Have a great day...so glad your ear feels better...don't over work!
Hugs and love,
Joyce

Anonymous said...

Happy Sunday! Martha :-)

Anonymous said...

Happy Sunday to you too. I just have to tell you how much God loves you, even though you already know that. He loves you for many reasons- loves you because you are HIS. What helped me get so close to Him is giving him more of my time than anybody or anything else. You get to know HIm personally, honey, the same way you get to know a friend. Without spending time - learning what matters to Him, what is important to Him, or How HE sees things, we don't really get to know Him at all.  The more personal time you spend with Him, the closer to Him you'll get, the more REAL He will become to you.
 Glad your ear feels better. Hope you have a good work day.
  Big hugs,
  Barb- http://journals.aol.com/barbpinion/THERESTOFTHESTORY
           http://journals.aol.com/barbpinion/HEYLETSTALK

Anonymous said...

Blessed Sunday to you Amanda.
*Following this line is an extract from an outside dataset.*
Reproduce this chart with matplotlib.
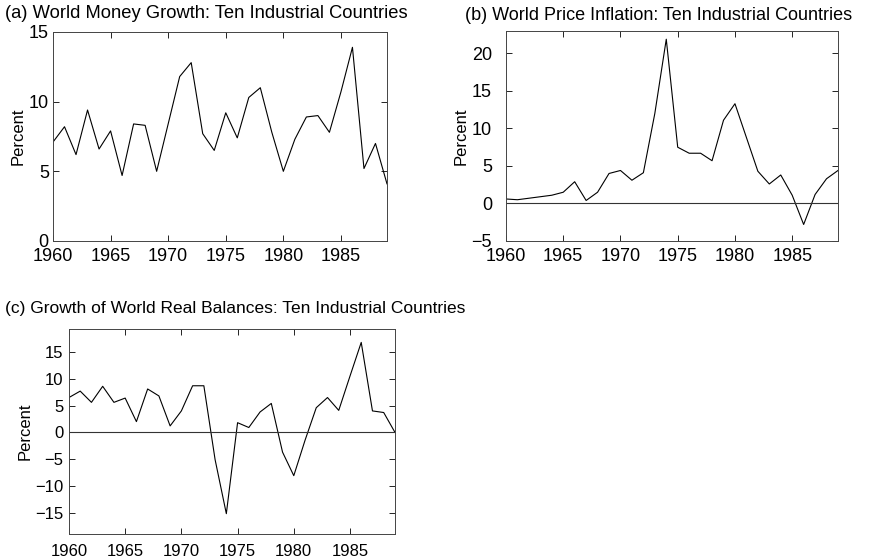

Glad your ear is feeling better, keep up the drops especially at night when it can work as you sleep. Is God there??? God is never not there for any of us! He goes by many names, He is seen in many colors, to some He is know by the Father, Son and Holy Spirit, to natives He is the Creator and to many Spiritualists He is the center of the Universe and the center that is channeled to do all good in Healing and Spiritual work.
Faith is what we run on, it's the gas in our tanks and the thing we hold onto the most when our world tends to fall apart! Always know that you are never alone, someone is always listening and although you ask for thing's along the path in your life you may not always get what you ask for but instead you may end up getting someting to help you understand your situation a little more.
Hugs and much love :))))))))Doreen

Anonymous said...

Hi Amanda,

Faith is a journey - you cannot set goals for yourself, but only try and run the race.